What needs to be done — Print every line of the listing exactly, please.

□ □ □ □ □

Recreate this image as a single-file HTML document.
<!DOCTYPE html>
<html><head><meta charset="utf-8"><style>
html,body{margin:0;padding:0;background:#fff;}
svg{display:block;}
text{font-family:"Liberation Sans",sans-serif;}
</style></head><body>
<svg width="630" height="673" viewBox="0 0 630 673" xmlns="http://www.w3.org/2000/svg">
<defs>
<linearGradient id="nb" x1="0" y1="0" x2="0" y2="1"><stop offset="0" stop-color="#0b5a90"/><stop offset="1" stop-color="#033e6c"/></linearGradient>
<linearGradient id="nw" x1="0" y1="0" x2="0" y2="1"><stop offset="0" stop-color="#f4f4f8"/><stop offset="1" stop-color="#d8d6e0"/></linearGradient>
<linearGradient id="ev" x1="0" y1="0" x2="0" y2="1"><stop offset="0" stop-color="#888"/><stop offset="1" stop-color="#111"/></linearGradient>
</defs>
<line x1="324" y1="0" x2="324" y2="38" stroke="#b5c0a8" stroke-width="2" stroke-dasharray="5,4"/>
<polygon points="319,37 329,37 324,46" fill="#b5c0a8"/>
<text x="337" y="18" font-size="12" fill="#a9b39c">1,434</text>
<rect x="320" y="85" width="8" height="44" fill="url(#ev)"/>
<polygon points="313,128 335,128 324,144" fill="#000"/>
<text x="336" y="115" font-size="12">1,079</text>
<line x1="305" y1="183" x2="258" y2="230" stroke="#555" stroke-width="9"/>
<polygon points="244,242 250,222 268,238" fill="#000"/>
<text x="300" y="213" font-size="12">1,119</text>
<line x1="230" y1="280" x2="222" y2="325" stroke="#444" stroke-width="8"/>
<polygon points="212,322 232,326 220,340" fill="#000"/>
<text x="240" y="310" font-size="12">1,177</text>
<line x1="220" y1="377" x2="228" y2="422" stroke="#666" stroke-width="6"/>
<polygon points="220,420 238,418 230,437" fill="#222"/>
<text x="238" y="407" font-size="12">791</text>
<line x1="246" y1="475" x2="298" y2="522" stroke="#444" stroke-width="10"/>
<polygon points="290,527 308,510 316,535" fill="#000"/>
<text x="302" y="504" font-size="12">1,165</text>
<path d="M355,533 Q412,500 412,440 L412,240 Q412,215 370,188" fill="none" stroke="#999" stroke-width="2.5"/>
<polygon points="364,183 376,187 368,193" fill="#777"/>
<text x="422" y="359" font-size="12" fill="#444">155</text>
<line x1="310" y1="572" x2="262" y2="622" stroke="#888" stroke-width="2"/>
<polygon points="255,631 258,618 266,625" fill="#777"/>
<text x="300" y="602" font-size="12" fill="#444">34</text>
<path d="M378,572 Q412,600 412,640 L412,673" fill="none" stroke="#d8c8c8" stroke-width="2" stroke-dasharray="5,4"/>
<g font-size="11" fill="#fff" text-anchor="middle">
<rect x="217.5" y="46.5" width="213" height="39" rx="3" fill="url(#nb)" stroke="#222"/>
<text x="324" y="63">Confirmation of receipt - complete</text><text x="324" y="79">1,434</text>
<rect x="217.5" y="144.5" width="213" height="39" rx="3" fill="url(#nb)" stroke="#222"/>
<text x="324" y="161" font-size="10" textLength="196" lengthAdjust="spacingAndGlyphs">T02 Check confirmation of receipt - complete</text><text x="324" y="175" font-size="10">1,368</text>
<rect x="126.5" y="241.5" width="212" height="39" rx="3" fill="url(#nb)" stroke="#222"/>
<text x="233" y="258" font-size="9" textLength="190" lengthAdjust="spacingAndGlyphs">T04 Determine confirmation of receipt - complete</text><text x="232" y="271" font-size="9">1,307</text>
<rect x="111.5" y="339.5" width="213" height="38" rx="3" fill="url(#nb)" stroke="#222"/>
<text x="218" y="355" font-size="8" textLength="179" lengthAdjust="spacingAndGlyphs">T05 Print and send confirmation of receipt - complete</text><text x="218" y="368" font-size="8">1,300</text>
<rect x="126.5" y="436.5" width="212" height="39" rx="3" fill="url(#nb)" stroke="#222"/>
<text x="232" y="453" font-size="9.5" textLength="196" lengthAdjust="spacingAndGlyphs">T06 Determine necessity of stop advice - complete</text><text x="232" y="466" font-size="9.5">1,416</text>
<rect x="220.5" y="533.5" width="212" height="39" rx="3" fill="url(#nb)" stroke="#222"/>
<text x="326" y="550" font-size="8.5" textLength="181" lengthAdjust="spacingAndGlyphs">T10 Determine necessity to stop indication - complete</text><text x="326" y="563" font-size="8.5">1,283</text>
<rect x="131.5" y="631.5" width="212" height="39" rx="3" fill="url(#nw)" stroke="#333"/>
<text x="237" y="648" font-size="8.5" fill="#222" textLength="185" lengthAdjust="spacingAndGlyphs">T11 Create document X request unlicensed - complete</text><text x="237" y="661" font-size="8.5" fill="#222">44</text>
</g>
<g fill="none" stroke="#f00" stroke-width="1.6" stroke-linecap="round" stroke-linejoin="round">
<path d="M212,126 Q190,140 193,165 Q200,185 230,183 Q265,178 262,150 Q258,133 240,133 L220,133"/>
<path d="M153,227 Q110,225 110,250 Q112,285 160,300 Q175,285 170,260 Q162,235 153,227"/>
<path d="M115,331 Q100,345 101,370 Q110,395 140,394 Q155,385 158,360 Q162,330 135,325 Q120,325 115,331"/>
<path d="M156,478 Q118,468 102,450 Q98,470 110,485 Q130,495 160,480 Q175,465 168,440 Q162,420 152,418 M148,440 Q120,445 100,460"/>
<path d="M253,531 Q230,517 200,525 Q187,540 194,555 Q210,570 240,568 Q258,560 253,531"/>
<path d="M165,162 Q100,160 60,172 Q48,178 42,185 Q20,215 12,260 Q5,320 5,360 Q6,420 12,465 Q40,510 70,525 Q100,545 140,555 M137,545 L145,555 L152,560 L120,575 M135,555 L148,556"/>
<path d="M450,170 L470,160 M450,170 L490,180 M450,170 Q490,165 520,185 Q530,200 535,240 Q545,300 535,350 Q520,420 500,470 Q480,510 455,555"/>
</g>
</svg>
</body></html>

□ □ □ □ □

Written answer —
Recreate this image as a single-file HTML document.
<!DOCTYPE html>
<html><head><meta charset="utf-8"><style>
html,body{margin:0;padding:0;background:#fff;}
svg{display:block;}
text{font-family:"Liberation Sans",sans-serif;}
</style></head><body>
<svg width="630" height="673" viewBox="0 0 630 673" xmlns="http://www.w3.org/2000/svg">
<defs>
<linearGradient id="nb" x1="0" y1="0" x2="0" y2="1"><stop offset="0" stop-color="#0b5a90"/><stop offset="1" stop-color="#033e6c"/></linearGradient>
<linearGradient id="nw" x1="0" y1="0" x2="0" y2="1"><stop offset="0" stop-color="#f4f4f8"/><stop offset="1" stop-color="#d8d6e0"/></linearGradient>
<linearGradient id="ev" x1="0" y1="0" x2="0" y2="1"><stop offset="0" stop-color="#888"/><stop offset="1" stop-color="#111"/></linearGradient>
</defs>
<line x1="324" y1="0" x2="324" y2="38" stroke="#b5c0a8" stroke-width="2" stroke-dasharray="5,4"/>
<polygon points="319,37 329,37 324,46" fill="#b5c0a8"/>
<text x="337" y="18" font-size="12" fill="#a9b39c">1,434</text>
<rect x="320" y="85" width="8" height="44" fill="url(#ev)"/>
<polygon points="313,128 335,128 324,144" fill="#000"/>
<text x="336" y="115" font-size="12">1,079</text>
<line x1="305" y1="183" x2="258" y2="230" stroke="#555" stroke-width="9"/>
<polygon points="244,242 250,222 268,238" fill="#000"/>
<text x="300" y="213" font-size="12">1,119</text>
<line x1="230" y1="280" x2="222" y2="325" stroke="#444" stroke-width="8"/>
<polygon points="212,322 232,326 220,340" fill="#000"/>
<text x="240" y="310" font-size="12">1,177</text>
<line x1="220" y1="377" x2="228" y2="422" stroke="#666" stroke-width="6"/>
<polygon points="220,420 238,418 230,437" fill="#222"/>
<text x="238" y="407" font-size="12">791</text>
<line x1="246" y1="475" x2="298" y2="522" stroke="#444" stroke-width="10"/>
<polygon points="290,527 308,510 316,535" fill="#000"/>
<text x="302" y="504" font-size="12">1,165</text>
<path d="M355,533 Q412,500 412,440 L412,240 Q412,215 370,188" fill="none" stroke="#999" stroke-width="2.5"/>
<polygon points="364,183 376,187 368,193" fill="#777"/>
<text x="422" y="359" font-size="12" fill="#444">155</text>
<line x1="310" y1="572" x2="262" y2="622" stroke="#888" stroke-width="2"/>
<polygon points="255,631 258,618 266,625" fill="#777"/>
<text x="300" y="602" font-size="12" fill="#444">34</text>
<path d="M378,572 Q412,600 412,640 L412,673" fill="none" stroke="#d8c8c8" stroke-width="2" stroke-dasharray="5,4"/>
<g font-size="11" fill="#fff" text-anchor="middle">
<rect x="217.5" y="46.5" width="213" height="39" rx="3" fill="url(#nb)" stroke="#222"/>
<text x="324" y="63">Confirmation of receipt - complete</text><text x="324" y="79">1,434</text>
<rect x="217.5" y="144.5" width="213" height="39" rx="3" fill="url(#nb)" stroke="#222"/>
<text x="324" y="161" font-size="10" textLength="196" lengthAdjust="spacingAndGlyphs">T02 Check confirmation of receipt - complete</text><text x="324" y="175" font-size="10">1,368</text>
<rect x="126.5" y="241.5" width="212" height="39" rx="3" fill="url(#nb)" stroke="#222"/>
<text x="233" y="258" font-size="9" textLength="190" lengthAdjust="spacingAndGlyphs">T04 Determine confirmation of receipt - complete</text><text x="232" y="271" font-size="9">1,307</text>
<rect x="111.5" y="339.5" width="213" height="38" rx="3" fill="url(#nb)" stroke="#222"/>
<text x="218" y="355" font-size="8" textLength="179" lengthAdjust="spacingAndGlyphs">T05 Print and send confirmation of receipt - complete</text><text x="218" y="368" font-size="8">1,300</text>
<rect x="126.5" y="436.5" width="212" height="39" rx="3" fill="url(#nb)" stroke="#222"/>
<text x="232" y="453" font-size="9.5" textLength="196" lengthAdjust="spacingAndGlyphs">T06 Determine necessity of stop advice - complete</text><text x="232" y="466" font-size="9.5">1,416</text>
<rect x="220.5" y="533.5" width="212" height="39" rx="3" fill="url(#nb)" stroke="#222"/>
<text x="326" y="550" font-size="8.5" textLength="181" lengthAdjust="spacingAndGlyphs">T10 Determine necessity to stop indication - complete</text><text x="326" y="563" font-size="8.5">1,283</text>
<rect x="131.5" y="631.5" width="212" height="39" rx="3" fill="url(#nw)" stroke="#333"/>
<text x="237" y="648" font-size="8.5" fill="#222" textLength="185" lengthAdjust="spacingAndGlyphs">T11 Create document X request unlicensed - complete</text><text x="237" y="661" font-size="8.5" fill="#222">44</text>
</g>
<g fill="none" stroke="#f00" stroke-width="1.6" stroke-linecap="round" stroke-linejoin="round">
<path d="M212,126 Q190,140 193,165 Q200,185 230,183 Q265,178 262,150 Q258,133 240,133 L220,133"/>
<path d="M153,227 Q110,225 110,250 Q112,285 160,300 Q175,285 170,260 Q162,235 153,227"/>
<path d="M115,331 Q100,345 101,370 Q110,395 140,394 Q155,385 158,360 Q162,330 135,325 Q120,325 115,331"/>
<path d="M156,478 Q118,468 102,450 Q98,470 110,485 Q130,495 160,480 Q175,465 168,440 Q162,420 152,418 M148,440 Q120,445 100,460"/>
<path d="M253,531 Q230,517 200,525 Q187,540 194,555 Q210,570 240,568 Q258,560 253,531"/>
<path d="M165,162 Q100,160 60,172 Q48,178 42,185 Q20,215 12,260 Q5,320 5,360 Q6,420 12,465 Q40,510 70,525 Q100,545 140,555 M137,545 L145,555 L152,560 L120,575 M135,555 L148,556"/>
<path d="M450,170 L470,160 M450,170 L490,180 M450,170 Q490,165 520,185 Q530,200 535,240 Q545,300 535,350 Q520,420 500,470 Q480,510 455,555"/>
</g>
</svg>
</body></html>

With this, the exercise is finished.